While in this case, the abuser apologized, however, there are cases like that of a man who in the court of law had openly admitted to the fact that he had hit his wife and made her do ‘Kaan Pakdi’.

“He almost yelled, ‘Yes, I hit her; made her hold her ears. But you will not ask me why I did that!’ He said that she had done this and that, and was quite okay with whatever he had done,” says Advocate Subreen Malik, a founding member of KWC. “There was no regret.”

Sex Objects

Amusingly, the psychiatrist in touch with KWC says that men go in the market and buy medicine to increase their sexual vigour.

“The women complain that these men have sex with them until they faint,” says Mantasha Binti Rashid, a bureaucrat and founding member of the KWC. “Who would such women go to?”

In a place where social stigma is attached to women visiting a police station, how can she go inside and talk about sexual abuse? This is where a PO could play a vital comforting role.

Money

Speaking about another case, Subreen says a woman was thrown out of her home; kerosene was sprinkled on her, and the property that she owned was sold by her husband. Her family was nowhere to be seen. She was in need of a shelter. In that moment of distress, she approached the social organisation.

“But the problem was,” Subreen says, “her husband would apologize to her and next day she would come to me saying that she wants to withdraw the case and this happened for many times. She had her share of 50 percent in their home and her husband had sold it all. Somehow, I managed to get her share of Rs 10 lakh.”

ALSO READ: Trapped in a maze: Kashmiri Women in disputed wedlocks

Then, all of a sudden her brothers appeared and said that they would keep her.

“Next day they were supposed to file for her divorce,” the lawyer says. “But the woman didn’t answer my calls and when she finally called, she broke the startling news to me: ‘My brothers have fled to Goa with all my money.’ I mean, what will anyone do in such a situation — where your own family members add insult to injury?”

In another case, Subreen says, a 50-something childless woman working as a government teacher was dumped by her husband as soon as she retired from her job. The husband had remarried. And she had no Shelter Home to go to.

Love Trap

In yet another case, a Kashmiri man got married to a non-Kashmiri woman. They were in love. However, after 2 months of their marriage, the man had started to beat her. Her in-laws would call her names, based on how her nose looks like. She was thrown out on the road by her husband soon after her surgery. Her stitches and wounds were still fresh.

She tried to contact her mother-in-law, who instead of taking her home resorted to name-calling and left her disappointed.

In absence of any SH or PO, she was also forced to look for help elsewhere.
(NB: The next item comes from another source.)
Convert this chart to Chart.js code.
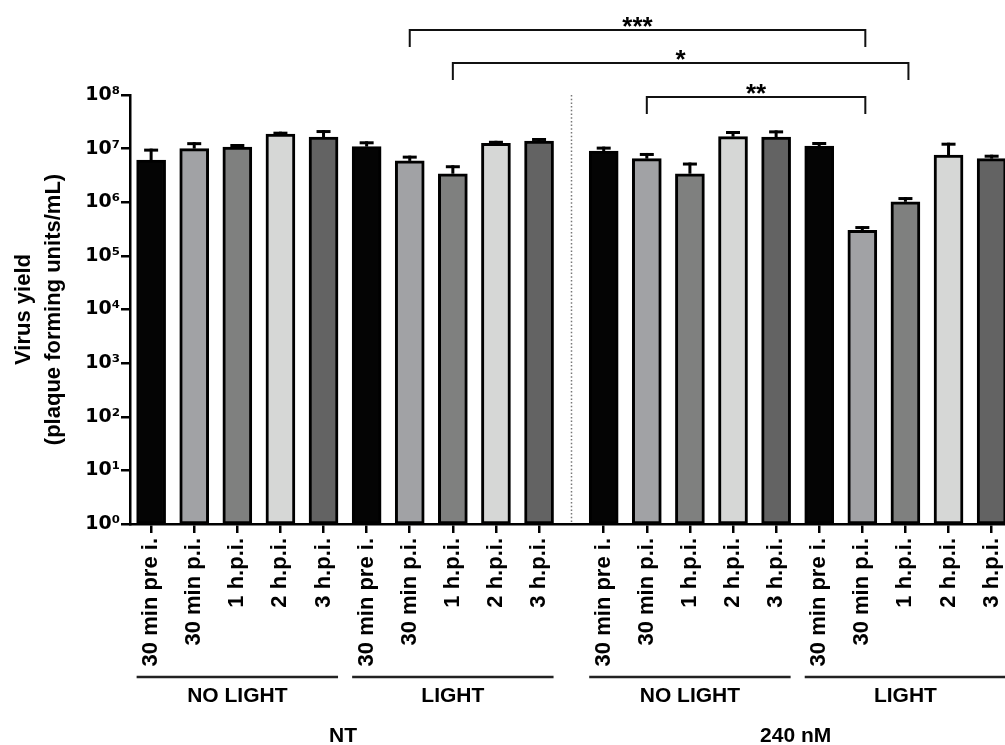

With help from social organisations who helped her approach the police, today her case in the court. The woman is not in a position to go back to her parental home, and is going through a financial crisis.

Pain to Pen

Deeba, a poetess who would love writing and reading, was taken to the police station by her in-laws accusing her of stealing gold while she was pregnant.

“Gold, to me, is nothing,” Deeba says. “My mother-in-law took me to a police station and accused me of stealing gold which did not make any sense to me. She would often taunt me about my habit of writing. One day I made a mistake and she told me to write about it in my book. I replied that I will definitely write, but not about the mistake I made but about the taunt she stabbed me with.”

She compiles her pain in the form of poetry and short stories that most of the Kashmiri women will relate to. She has given time to her husband to think about what he wants to do.

All these human tragedy stories are perhaps the larger windows of the derailing social setup. While social organisations are trying their best to help these silent victims of domestic violence, the larger responsibility still lies with the society, and the government that is only making farce of its own laws.